* Work to complete:
In the material below, list every line carrying the string "this".

* Source excerpt:
::::::

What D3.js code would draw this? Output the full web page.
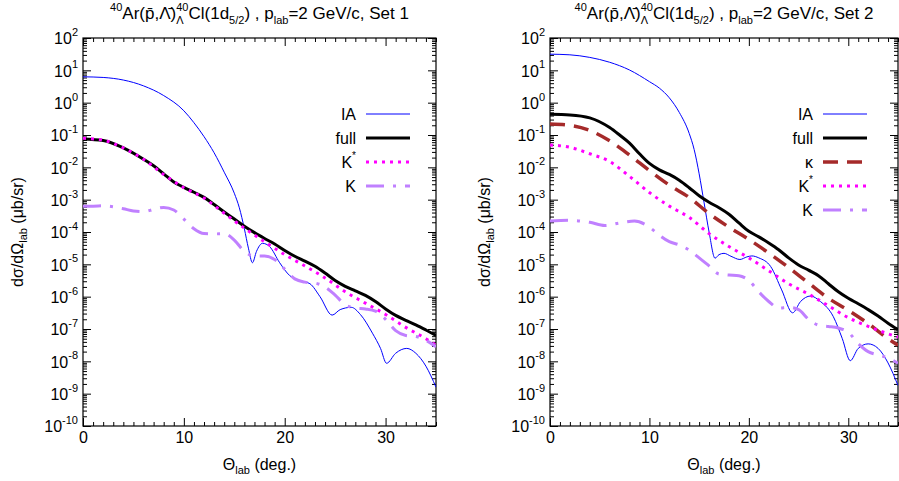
<!DOCTYPE html>
<html>
<head>
<meta charset="utf-8">
<script src="https://cdn.jsdelivr.net/npm/d3@7"></script>
<style>
  body { margin: 0; background: #fff; }
  text { font-family: "Liberation Sans", Arial, Helvetica, sans-serif; fill: #000; }
</style>
</head>
<body>
<svg id="chart" width="899" height="481"></svg>
<script>
// Angular distributions: [Θ_lab (deg), log10 dσ/dΩ (μb/sr)]
const set1IA = [[0,0.80],[2,0.78],[4,0.70],[6,0.52],[8,0.22],[10,-0.25],[11,-0.62],[12,-1.05],[13,-1.55],[14,-2.15],[15,-2.80],[15.5,-3.25],[16,-3.9],[16.4,-4.5],[16.8,-4.95],[17.2,-4.6],[17.8,-4.35],[18.5,-4.45],[19.5,-4.95],[20.5,-5.35],[21.5,-5.5],[22.5,-5.6],[23.5,-6.0],[24.7,-6.57],[25.5,-6.4],[26.6,-6.33],[27.5,-6.55],[28.7,-7.13],[29.5,-7.6],[30.1,-8.06],[31,-7.75],[32.1,-7.6],[33,-7.75],[34,-8.15],[35,-8.8]];
const set1Full = [[0,-1.12],[2,-1.17],[4,-1.4],[6,-1.75],[7,-1.95],[8,-2.2],[9,-2.45],[10,-2.62],[11,-2.77],[12,-2.93],[13,-3.15],[14,-3.38],[15,-3.6],[16,-3.82],[17,-4.02],[18,-4.2],[19,-4.37],[20,-4.57],[21,-4.75],[22,-4.9],[23,-5.06],[24,-5.27],[25,-5.5],[26,-5.68],[27,-5.82],[28,-5.96],[29,-6.15],[30,-6.38],[31,-6.58],[32,-6.73],[33,-6.87],[34,-7.03],[35,-7.2]];
const set1KStar = [[0,-1.1],[2,-1.16],[4,-1.4],[6,-1.75],[8,-2.22],[10,-2.63],[12,-2.95],[14,-3.42],[16,-3.88],[18,-4.3],[20,-4.7],[22,-5.05],[24,-5.42],[26,-5.85],[28,-6.2],[30,-6.55],[32,-6.95],[34,-7.3],[35,-7.5]];
const set1K = [[0,-3.2],[1,-3.2],[2,-3.19],[3,-3.22],[4,-3.28],[5,-3.35],[6,-3.37],[7,-3.3],[8,-3.24],[9,-3.32],[10,-3.6],[11,-3.9],[12,-4.05],[13,-4.06],[14,-4.05],[15,-4.25],[16,-4.6],[17,-4.74],[18,-4.74],[19,-4.85],[20,-5.15],[21,-5.45],[22,-5.55],[23,-5.58],[24,-5.7],[25,-5.95],[26,-6.25],[27,-6.35],[28,-6.38],[29,-6.45],[30,-6.7],[31,-7.05],[32,-7.2],[33,-7.23],[34,-7.35],[35,-7.55]];

const set2IA = [[0,1.50],[2,1.48],[4,1.40],[6,1.25],[8,1.01],[10,0.65],[11,0.45],[12,0.15],[13,-0.3],[14,-0.95],[14.5,-1.45],[15,-2.2],[15.5,-3.1],[16,-4.0],[16.6,-4.81],[17.0,-4.7],[17.5,-4.66],[18.2,-4.75],[19.1,-4.85],[19.8,-4.77],[20.3,-4.74],[21,-4.8],[22.2,-5.07],[23.3,-5.79],[24.4,-6.5],[25.2,-6.15],[26.2,-5.98],[27.2,-6.15],[28.5,-6.62],[29.4,-7.3],[30.2,-7.98],[31,-7.6],[32,-7.46],[33,-7.6],[34,-8.05],[35,-8.75]];
const set2Full = [[0,-0.36],[2,-0.38],[4,-0.47],[6,-0.77],[7,-1.0],[8,-1.25],[9,-1.58],[10,-1.88],[11,-2.08],[12,-2.22],[13,-2.4],[14,-2.63],[15,-2.88],[16,-3.08],[17,-3.25],[18,-3.45],[19,-3.72],[20,-3.98],[21,-4.15],[22,-4.34],[23,-4.55],[24,-4.8],[25,-5.02],[26,-5.18],[27,-5.35],[28,-5.6],[29,-5.85],[30,-6.05],[31,-6.22],[32,-6.4],[33,-6.6],[34,-6.82],[35,-7.02]];
const set2Kappa = [[0,-0.66],[2,-0.7],[4,-0.86],[6,-1.18],[8,-1.62],[10,-2.1],[12,-2.55],[14,-2.93],[16,-3.43],[18,-3.85],[20,-4.23],[22,-4.65],[24,-5.1],[26,-5.58],[28,-6.05],[30,-6.42],[32,-6.83],[34,-7.3],[35,-7.5]];
const set2KStar = [[0,-1.31],[2,-1.38],[4,-1.58],[6,-1.82],[8,-2.28],[10,-2.78],[12,-3.2],[14,-3.55],[16,-4.05],[18,-4.45],[20,-4.8],[22,-5.2],[24,-5.6],[26,-5.92],[28,-6.28],[30,-6.65],[32,-6.92],[34,-7.15],[35,-7.25]];
const set2K = [[0,-3.66],[2,-3.64],[4,-3.7],[5.5,-3.8],[7,-3.72],[8.5,-3.66],[10,-3.85],[11,-4.1],[12,-4.3],[13,-4.4],[14,-4.56],[15,-4.8],[16,-5.05],[17,-5.3],[18,-5.33],[19,-5.35],[20,-5.5],[21,-5.85],[22,-6.15],[23,-6.35],[24,-6.33],[25,-6.4],[26,-6.7],[27,-6.88],[28,-6.92],[29,-6.97],[30,-7.1],[31,-7.45],[32,-7.7],[33,-7.8],[34,-7.9],[35,-8.06]];

// Axis ranges and tick values
const xDomain = [0, 35];
const yDomain = [1e-10, 1e2];
const xMajorTicks = [0, 10, 20, 30];
const yExponents = d3.range(-10, 3);

// Line styles per component
const styles = {
  IA:    { label: "IA",   color: "#0000ff", width: 1,   dash: null },
  full:  { label: "full", color: "#000000", width: 3,   dash: null },
  kappa: { label: "κ",    color: "#a52a2a", width: 3.5, dash: "15,9" },
  kstar: { label: "K*",   color: "#ff00ff", width: 3,   dash: "3,5" },
  k:     { label: "K",    color: "#c080ff", width: 3,   dash: "18,9,3,9" }
};

const panels = [
  { left: 83, right: 436, setName: "Set 1",
    series: [["IA", set1IA], ["full", set1Full], ["kstar", set1KStar], ["k", set1K]],
    legendX: 356 },
  { left: 550, right: 898, setName: "Set 2",
    series: [["IA", set2IA], ["full", set2Full], ["kappa", set2Kappa], ["kstar", set2KStar], ["k", set2K]],
    legendX: 813 }
];
const plotTop = 38, plotBottom = 426;

const svg = d3.select("#chart");

// Measures text width for building composite labels
const meas = svg.append("text").attr("visibility", "hidden");
function textWidth(str, size) {
  meas.attr("font-size", size).text(str);
  return meas.node().getComputedTextLength();
}

// Title with stacked super/subscripts, built piece by piece
function drawTitle(cx, y, setName) {
  const big = 17, small = 11;
  const pieces = [
    { t: "40", s: small, dy: -8 },
    { t: "Ar(p\u0304,\u039B\u0304)", s: big, dy: 0 },
    { t: "40", s: small, dy: -8, stackBase: true },
    { t: "\u039B", s: small, dy: 5, stacked: true },
    { t: "Cl(1d", s: big, dy: 0 },
    { t: "5/2", s: small, dy: 5 },
    { t: ") , p", s: big, dy: 0 },
    { t: "lab", s: small, dy: 5 },
    { t: "=2 GeV/c, " + setName, s: big, dy: 0 }
  ];
  let x = 0, stackX = 0, stackW = 0;
  const placed = [];
  pieces.forEach(p => {
    const w = textWidth(p.t, p.s);
    if (p.stacked) {
      placed.push({ ...p, x: stackX });
      x = stackX + Math.max(stackW, w);
    } else {
      if (p.stackBase) { stackX = x; stackW = w; }
      placed.push({ ...p, x });
      x += w;
    }
  });
  const g = svg.append("g").attr("transform", `translate(${cx - x / 2},${y})`);
  placed.forEach(p => {
    g.append("text").attr("x", p.x).attr("y", p.dy).attr("font-size", p.s).text(p.t);
  });
}

panels.forEach(p => {
  const x = d3.scaleLinear().domain(xDomain).range([p.left, p.right]);
  const y = d3.scaleLog().domain(yDomain).range([plotBottom, plotTop]);
  const g = svg.append("g");

  const xMinor = d3.range(0, 36).filter(v => !xMajorTicks.includes(v));
  const yMajor = yExponents.map(k => Math.pow(10, k));
  const yMinor = [];
  yExponents.slice(0, -1).forEach(k => { for (let m = 2; m <= 9; m++) yMinor.push(m * Math.pow(10, k)); });

  // bottom axis with labels
  const bAx = g.append("g").attr("transform", `translate(0,${plotBottom})`)
    .call(d3.axisBottom(x).tickValues(xMajorTicks).tickSize(-8).tickPadding(6).tickFormat(d3.format("d")));
  bAx.selectAll("text").attr("font-size", 16);
  bAx.attr("font-family", null).attr("font-size", null);
  g.append("g").attr("transform", `translate(0,${plotBottom})`)
    .call(d3.axisBottom(x).tickValues(xMinor).tickSize(-4).tickFormat(""));
  // top mirror
  g.append("g").attr("transform", `translate(0,${plotTop})`)
    .call(d3.axisTop(x).tickValues(xMajorTicks).tickSize(-8).tickFormat(""));
  g.append("g").attr("transform", `translate(0,${plotTop})`)
    .call(d3.axisTop(x).tickValues(xMinor).tickSize(-4).tickFormat(""));
  // left axis
  const lAx = g.append("g").attr("transform", `translate(${p.left},0)`)
    .call(d3.axisLeft(y).tickValues(yMajor).tickSize(-8).tickPadding(5).tickFormat(""));
  lAx.attr("font-family", null).attr("font-size", null);
  lAx.selectAll(".tick text").each(function(d) {
    const t = d3.select(this).attr("font-size", 16).attr("dy", "0.36em").text("10");
    t.append("tspan").attr("font-size", 11).attr("dy", "-0.75em").text(String(Math.round(Math.log10(d))));
  });
  g.append("g").attr("transform", `translate(${p.left},0)`)
    .call(d3.axisLeft(y).tickValues(yMinor).tickSize(-4).tickFormat(""));
  // right mirror
  g.append("g").attr("transform", `translate(${p.right},0)`)
    .call(d3.axisRight(y).tickValues(yMajor).tickSize(-8).tickFormat(""));
  g.append("g").attr("transform", `translate(${p.right},0)`)
    .call(d3.axisRight(y).tickValues(yMinor).tickSize(-4).tickFormat(""));
  g.selectAll(".domain").remove();
  g.selectAll(".tick line").attr("stroke", "#000").attr("stroke-width", 1);

  // frame
  g.append("rect").attr("x", p.left).attr("y", plotTop)
    .attr("width", p.right - p.left).attr("height", plotBottom - plotTop)
    .attr("fill", "none").attr("stroke", "#000").attr("stroke-width", 1.2);

  // curves
  const clipId = "clip" + p.setName.replace(" ", "");
  svg.append("clipPath").attr("id", clipId).append("rect")
    .attr("x", p.left).attr("y", plotTop).attr("width", p.right - p.left).attr("height", plotBottom - plotTop);
  const line = d3.line().x(d => x(d[0])).y(d => y(Math.pow(10, d[1]))).curve(d3.curveMonotoneX);
  const curves = g.append("g").attr("clip-path", `url(#${clipId})`);
  // drawn in legend order, so later components sit on top
  p.series.forEach(([key, data]) => {
    const st = styles[key];
    curves.append("path").datum(data).attr("d", line)
      .attr("fill", "none").attr("stroke", st.color).attr("stroke-width", st.width)
      .attr("stroke-dasharray", st.dash);
  });

  // legend
  p.series.forEach((e, i) => {
    const st = styles[e[0]];
    const ly = 114 + i * 24;
    const lt = g.append("text").attr("x", p.legendX).attr("y", ly).attr("dy", "0.36em")
      .attr("text-anchor", "end").attr("font-size", 16);
    if (e[0] === "kstar") {
      lt.text("K");
      lt.append("tspan").attr("font-size", 10).attr("dy", "-0.9em").text("*");
    } else {
      lt.text(st.label);
    }
    g.append("line").attr("x1", p.legendX + 10).attr("x2", p.legendX + 54)
      .attr("y1", ly).attr("y2", ly)
      .attr("stroke", st.color).attr("stroke-width", st.width).attr("stroke-dasharray", st.dash);
  });

  // titles and axis labels
  const cx = (p.left + p.right) / 2;
  drawTitle(cx, 19, p.setName);

  const xl = g.append("text").attr("x", cx).attr("y", 470).attr("text-anchor", "middle").attr("font-size", 16);
  xl.append("tspan").text("Θ");
  xl.append("tspan").attr("font-size", 11).attr("dy", 4).text("lab");
  xl.append("tspan").attr("dy", -4).text(" (deg.)");

  const yl = g.append("text")
    .attr("transform", `translate(${p.left - 60},${(plotTop + plotBottom) / 2}) rotate(-90)`)
    .attr("text-anchor", "middle").attr("font-size", 16);
  yl.append("tspan").text("dσ/dΩ");
  yl.append("tspan").attr("font-size", 11).attr("dy", 4).text("lab");
  yl.append("tspan").attr("dy", -4).text(" (μb/sr)");
});
meas.remove();
</script>
</body>
</html>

::::::

* Result of the exercise:
What D3.js code would draw this? Output the full web page.
    const t = d3.select(this).attr("font-size", 16).attr("dy", "0.36em").text("10");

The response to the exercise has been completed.